Correva, il Blue Print, perchè ci scommetteva un uomo prudente, un timoniere attento a non toccare quasi nulla della pelle della città, come il sindaco Marco Doria, l’erede della storica dinastia.

E, invece, ecco la frenata che mette in discussione tutto lo scenario.

È come se intorno al porticciolo della discordia si sia attrezzato un fortino nel quale resistere con il rinforzo delle tribù più piccole, quelle degli altri Circoli, come quello dell’Elpis, potente e storica associazione che ospita imbarcazioni di ogni tipo. Il suo presidente, Pietro Dagnino, figlio di un indimenticabile leader della Dc che fu anche presidente della banca Carige, spiega che l’opposizioine con il ricorso è una mossa per cauterlarsi rispetto a un progetto che, per ora non offre garanzie per gli “sfrattati”:

“Il timore è che ci siano tante belle idee come in passato ma che poi non si realizzi niente. Con il rischio per noi di perdere tutto per niente, di avere gettato via cento anni di storia.”

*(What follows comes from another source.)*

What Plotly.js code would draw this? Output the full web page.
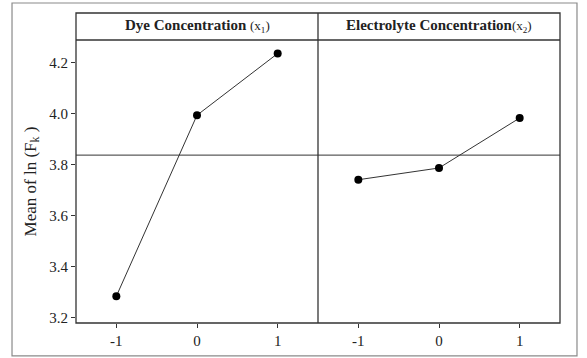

La battaglia va avanti a colpi di scena quotidiana. Il presidente dell’Autorità portuale, Luigi Merlo, agli ultimi giorni del suo mandato, ha lanciato un ultimatum di tre giorni a quelli di fort Apache, chiedendo un confronto. Non gli hanno neppure risposto, anche perché l’oggetto del ricorso è proprio l’Autorità Portuale.

Il sindaco ha garantito che ci saranno adeguate contropartite, nuove sistemazioni, con maggior numero di posti barca. Ma gli ammutinati non si fidano, paseggiano facendo crocchiare le suole sui parquet di legno del circolo, annusando il vento di macaja che grava su Genova in questo novembre estivo e umido. La parola-chiave, che fischia tra gli alberi delle barche dondolanti nello specchio acqueo, è quella che simboleggia lo status quo zeneise: “maniman”.

Maniman in questo caso vuol dire qualcosa di intraducibile, ma perentorio: se cediamo ci spazzano via per sempre, se resistiamo le cose restano come sono e intanto quelli non faranno niente. E il Blue Print farà la fine dell’altro grande progetto che Renzo Piano disegnò nel 2006 per Genova, immaginando tutto il suo nuovo water front. I disegni e le mappe di quel maxi progetto sono sepolte in secula seculorum nella bacheca del Museo del Mare, a Genova. Maniman.